# Nice Goats to 4H or FFA kids - special deals



## Lily's Mom (Jun 8, 2012)

I am down sizing or eliminating my meat and dairy herds. Good blood lines or goats bred for family use and production. LaMancha, Alpine, Boer and Nubians. Several nice goats in each catagory. Adults and December kids. Please contact Liz at 815/538-1815 or [email protected].


----------



## Texas.girl (Dec 20, 2011)

Where are you?


----------



## Dani-1995 (Mar 11, 2011)

I'm interested in Boers depending on where you are. If NC, SC, VA or somewhere bordering those states I would like to see Boer does and wethers, if any


----------



## Lily's Mom (Jun 8, 2012)

We are in North Central Illinois. An hour south of Rockford. I should have posted that. Sorry!


----------



## llazykllamas (Dec 20, 2012)

Do you have a website? Pics or more info on the nubians and boers?


----------



## nursehelg (Jul 5, 2012)

Yes do you have pics?


----------



## Lily's Mom (Jun 8, 2012)

I will work on getting my girls to help me post pics.

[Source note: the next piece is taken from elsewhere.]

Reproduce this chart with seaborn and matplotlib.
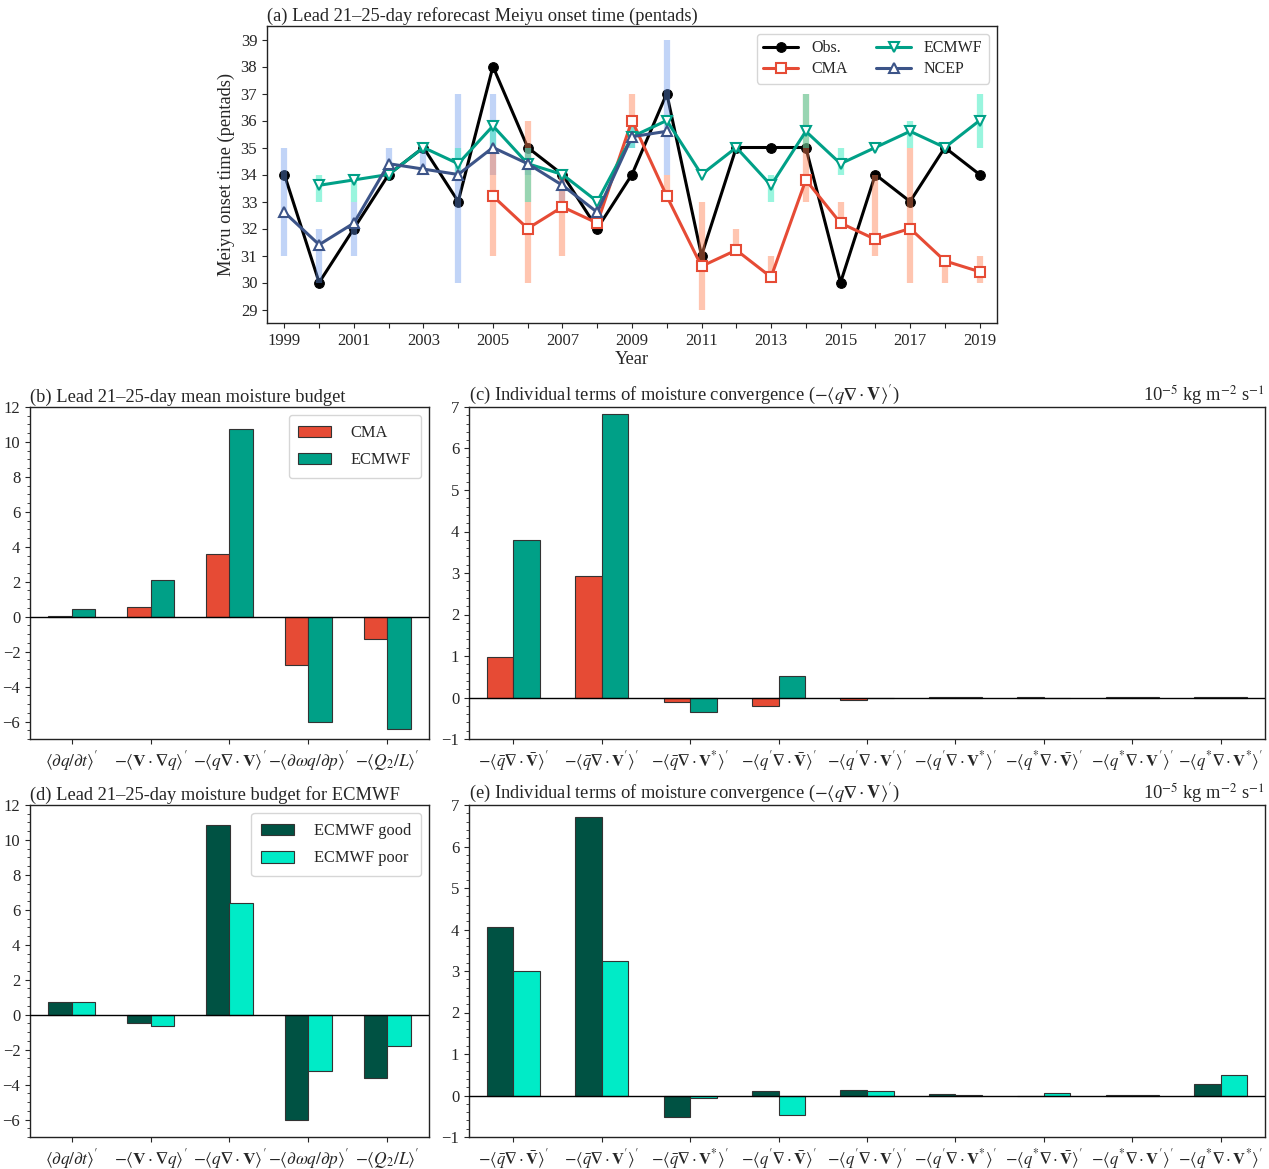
import numpy as np
import pandas as pd
import seaborn as sns
import matplotlib
matplotlib.use('Agg')
import matplotlib.pyplot as plt
from matplotlib.ticker import AutoMinorLocator

nan = np.nan

# ---- panel (a): onset time (pentads) ----
years = list(range(1999, 2020))
obs = [34, 30, 32, 34, 35, 33, 38, 35, 34, 32, 34, 37, 31, 35, 35, 35, 30, 34, 33, 35, 34]
cma = [nan, nan, nan, nan, nan, nan, 33.2, 32.0, 32.8, 32.2, 36.0, 33.2, 30.6, 31.2, 30.2,
       33.8, 32.2, 31.6, 32.0, 30.8, 30.4]
ecmwf = [nan, 33.6, 33.8, 34.0, 35.0, 34.4, 35.8, 34.4, 34.0, 33.0, 35.4, 36.0, 34.0, 35.0,
         33.6, 35.6, 34.4, 35.0, 35.6, 35.0, 36.0]
ncep = [32.6, 31.4, 32.2, 34.4, 34.2, 34.0, 35.0, 34.4, 33.6, 32.6, 35.4, 35.6,
        nan, nan, nan, nan, nan, nan, nan, nan, nan]

# spread ranges (low, high)
cma_lo = [nan]*6 + [31, 30, 31, nan, 36, 33, 29, 31, 30, 33, 32, 31, 30, 30, 30]
cma_hi = [nan]*6 + [35, 36, 34, nan, 37, 34, 33, 32, 31, 37, 33, 34, 35, 31, 31]
ecmwf_lo = [nan, 33, 33, nan, nan, 34, 35, 33, nan, nan, 35, nan, nan, nan, 33, 35, 34, nan, 35, nan, 35]
ecmwf_hi = [nan, 34, 34, nan, nan, 35, 36, 35, nan, nan, 36, nan, nan, nan, 34, 37, 35, nan, 36, nan, 37]
ncep_lo = [31, 30, 31, 34, 34, 30, 34, 34, 33, nan, 35, 34] + [nan]*9
ncep_hi = [35, 32, 33, 35, 35, 37, 37, 35, 34, nan, 36, 39] + [nan]*9

# ---- panels (b)/(d): moisture budget ----
NB = r'\boldsymbol{\nabla}'
budget_terms = [r'$\langle \partial q/\partial t\rangle^{\prime}$',
                r'$-\langle \mathbf{V}\cdot' + NB + r' q\rangle^{\prime}$',
                r'$-\langle q' + NB + r'\cdot\mathbf{V}\rangle^{\prime}$',
                r'$-\langle \partial \omega q/\partial p\rangle^{\prime}$',
                r'$-\langle Q_2/L\rangle^{\prime}$']
b_cma = [0.05, 0.55, 3.6, -2.75, -1.3]
b_ecmwf = [0.45, 2.1, 10.75, -6.0, -6.45]
d_good = [0.75, -0.45, 10.85, -6.05, -3.6]
d_poor = [0.75, -0.63, 6.4, -3.2, -1.78]

# ---- panels (c)/(e): individual convergence terms ----
conv_terms = [r'$-\langle\bar{q}' + NB + r'\cdot\bar{\mathbf{V}}\rangle^{\prime}$',
              r'$-\langle\bar{q}' + NB + r'\cdot\mathbf{V}^{\prime}\rangle^{\prime}$',
              r'$-\langle\bar{q}' + NB + r'\cdot\mathbf{V}^{*}\rangle^{\prime}$',
              r'$-\langle q^{\prime}' + NB + r'\cdot\bar{\mathbf{V}}\rangle^{\prime}$',
              r'$-\langle q^{\prime}' + NB + r'\cdot\mathbf{V}^{\prime}\rangle^{\prime}$',
              r'$-\langle q^{\prime}' + NB + r'\cdot\mathbf{V}^{*}\rangle^{\prime}$',
              r'$-\langle q^{*}' + NB + r'\cdot\bar{\mathbf{V}}\rangle^{\prime}$',
              r'$-\langle q^{*}' + NB + r'\cdot\mathbf{V}^{\prime}\rangle^{\prime}$',
              r'$-\langle q^{*}' + NB + r'\cdot\mathbf{V}^{*}\rangle^{\prime}$']
c_cma = [0.97, 2.93, -0.10, -0.21, -0.07, 0.005, 0.02, 0.01, 0.02]
c_ecmwf = [3.80, 6.82, -0.36, 0.51, 0.0, 0.01, -0.02, 0.01, 0.02]
e_good = [4.07, 6.72, -0.51, 0.11, 0.14, 0.03, -0.01, 0.01, 0.28]
e_poor = [2.99, 3.25, -0.07, -0.46, 0.12, 0.02, 0.06, 0.01, 0.49]

C_OBS, C_CMA, C_EC, C_NCEP = 'black', '#E64B35', '#00A087', '#3C5488'
C_GOOD, C_POOR = '#005243', '#00EBC7'

sns.set_style('ticks')
plt.rcParams['font.family'] = ['Liberation Serif', 'DejaVu Serif']
plt.rcParams['mathtext.fontset'] = 'stix'
plt.rcParams['font.size'] = 12
plt.rcParams['xtick.labelsize'] = 12
plt.rcParams['ytick.labelsize'] = 12
plt.rcParams['axes.linewidth'] = 1.0
plt.rcParams['axes.edgecolor'] = '#222222'

TFS = 13.3

fig = plt.figure(figsize=(12.69, 11.69), dpi=100)
W, H = 1269, 1169


def box(l, t, r, b):
    return [l / W, 1 - b / H, (r - l) / W, (b - t) / H]


ax_a = fig.add_axes(box(267, 26, 997, 323))
ax_b = fig.add_axes(box(30, 407, 429, 739))
ax_c = fig.add_axes(box(469, 407, 1265, 739))
ax_d = fig.add_axes(box(30, 805, 429, 1137))
ax_e = fig.add_axes(box(469, 805, 1265, 1137))

# ---- (a) ----
yr = np.array(years)
sns.lineplot(x=yr, y=obs, ax=ax_a, color=C_OBS, marker='o', markersize=7,
             markeredgecolor=C_OBS, linewidth=2.2, label='Obs.', zorder=2)
ax_a.vlines(yr, ncep_lo, ncep_hi, colors='cornflowerblue', linewidth=4.5, alpha=0.4, zorder=3)
ax_a.vlines(yr, cma_lo, cma_hi, colors='coral', linewidth=4.5, alpha=0.45, zorder=3)
ax_a.vlines(yr, ecmwf_lo, ecmwf_hi, colors='#1DE9B6', linewidth=4.5, alpha=0.45, zorder=3)
for vals, col, mk, lab in [(cma, C_CMA, 's', 'CMA'), (ecmwf, C_EC, 'v', 'ECMWF'),
                           (ncep, C_NCEP, '^', 'NCEP')]:
    sns.lineplot(x=yr, y=vals, ax=ax_a, color=col, marker=mk, markersize=7.5,
                 markerfacecolor='white', markeredgecolor=col, markeredgewidth=1.5,
                 linewidth=2.2, label=lab, zorder=4)
h, l = ax_a.get_legend_handles_labels()
ax_a.legend(h, l, ncol=2, loc='upper right', fontsize=11.5, columnspacing=1.8,
            handlelength=2.2, borderpad=0.4, labelspacing=0.3)
ax_a.set_xlim(1998.5, 2019.5)
ax_a.set_ylim(28.5, 39.5)
ax_a.set_yticks(range(29, 40))
ax_a.set_xticks(years)
ax_a.set_xticklabels([str(y) if y % 2 == 1 else '' for y in years])
ax_a.set_xlabel('Year', fontsize=TFS, labelpad=2)
ax_a.set_ylabel('Meiyu onset time (pentads)', fontsize=TFS)
ax_a.set_title('(a) Lead 21\u201325-day reforecast Meiyu onset time (pentads)',
               loc='left', fontsize=TFS, pad=4)


def bar_panel(ax, terms, v1, v2, n1, n2, c1, c2, ylim, legend, xfs):
    df = pd.DataFrame({'term': terms * 2, 'value': list(v1) + list(v2),
                       'model': [n1] * len(terms) + [n2] * len(terms)})
    sns.barplot(data=df, x='term', y='value', hue='model', order=terms,
                hue_order=[n1, n2], palette=[c1, c2], saturation=1, width=0.6, gap=0,
                edgecolor='#333333', linewidth=0.8, errorbar=None,
                legend=legend, ax=ax)
    ax.axhline(0, color='black', linewidth=1.0, zorder=5)
    ax.set_ylim(*ylim)
    ax.set_xlabel('')
    ax.set_ylabel('')
    ax.yaxis.set_minor_locator(AutoMinorLocator())
    ax.tick_params(axis='x', labelsize=xfs)
    if legend:
        ax.legend(loc='upper right', fontsize=11.8, handlelength=2.0, borderpad=0.6,
                  labelspacing=0.7, handletextpad=1.2)


bar_panel(ax_b, budget_terms, b_cma, b_ecmwf, 'CMA', 'ECMWF', C_CMA, C_EC, (-7, 12), True, 12.5)
ax_b.set_xlim(-0.53, 4.53)
ax_b.set_yticks(range(-6, 13, 2))
ax_b.set_title('(b) Lead 21\u201325-day mean moisture budget', loc='left', fontsize=TFS, pad=4)

bar_panel(ax_d, budget_terms, d_good, d_poor, 'ECMWF good', 'ECMWF poor', C_GOOD, C_POOR,
          (-7, 12), True, 12.5)
ax_d.set_xlim(-0.53, 4.53)
ax_d.set_yticks(range(-6, 13, 2))
ax_d.set_title('(d) Lead 21\u201325-day moisture budget for ECMWF', loc='left', fontsize=TFS, pad=4)

unit = r'10$^{-5}$ kg m$^{-2}$ s$^{-1}$'
conv_title = (r'Individual terms of moisture convergence ($-\langle q' + NB +
              r'\cdot\mathbf{V}\rangle^{\prime}$)')

bar_panel(ax_c, conv_terms, c_cma, c_ecmwf, 'CMA', 'ECMWF', C_CMA, C_EC, (-1, 7), False, 12)
ax_c.set_xlim(-0.5, 8.5)
ax_c.set_title('(c) ' + conv_title, loc='left', fontsize=TFS, pad=4)
ax_c.set_title(unit, loc='right', fontsize=TFS, pad=4)

bar_panel(ax_e, conv_terms, e_good, e_poor, 'ECMWF good', 'ECMWF poor', C_GOOD, C_POOR,
          (-1, 7), False, 12)
ax_e.set_xlim(-0.5, 8.5)
ax_e.set_title('(e) ' + conv_title, loc='left', fontsize=TFS, pad=4)
ax_e.set_title(unit, loc='right', fontsize=TFS, pad=4)

fig.savefig('out.png', dpi=100)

I don't have a phone or camera that will do it.  Thanks for the idea. Pictures would help. I have a Nubian doe that I really like! SOld 4 boers this week end but quads due soon.


----------



## Lily's Mom (Jun 8, 2012)

I still have plenty of goats - bucks, does and kids. North Central Illinois
Down sizing to personal use only. Low prices to good homes!


----------



## llazykllamas (Dec 20, 2012)

would like info on the boers (mostly looking for a wether - maybe 2) and possibly a nubian doe.


----------



## Lily's Mom (Jun 8, 2012)

My nubians are gone except one mini nubian doe. I have 2 nice yearling Boer does and two other does due to kid any time. New ones will be castrated as soon as they are old enough.


----------



## mhill9617 (Feb 6, 2013)

Are you willing to deliver?


----------



## llazykllamas (Dec 20, 2012)

We are looking for a wether(possibly2) for a 4-H animal. It needs to be have been born after Jan 1. What do you have available and price.

--thanks


----------



## Lily's Mom (Jun 8, 2012)

Everyone was born before January 1st.  I have two dairy does yet to kid and three boers to go. I will try and keep you posted on when they arrive. The Boers are from great bloodlines! 
mhill, where are you located? I don't have a trailer but could borrow one, possibly. Dairy or Boer?


----------



## llazykllamas (Dec 20, 2012)

We would want a boer wether. We are in SE WI


----------



## Lily's Mom (Jun 8, 2012)

I do not hvae any right now but I have 3 pregnant does all 3 from good bloodlines, sired by excellent bucks. I will keep you posted. Where in SE Wisconsin? If its not far we may be able to work things out. I sold a buck out of one of these pairs for $600 but have been selling this level of goat to 4H kids for $100. Will see when they are born.


----------



## llazykllamas (Dec 20, 2012)

When are they due? Keep us posted as to if you have any wethers. We already have nubians, so we could even take a bottle baby.


----------



## Lily's Mom (Jun 8, 2012)

I hate to say this but I have no idea when they are due. Even the vet is stumped.  Last ultra sound looked like quads and this breeding pair has never produced a female so I sure I will have at least one wether. I will keep you posted.


----------



## Lily's Mom (Jun 8, 2012)

anyone know who I sold the 4 dairy does to in March I think it was? wanting to check in and make sure I have happy buyers and they all settled in well.


----------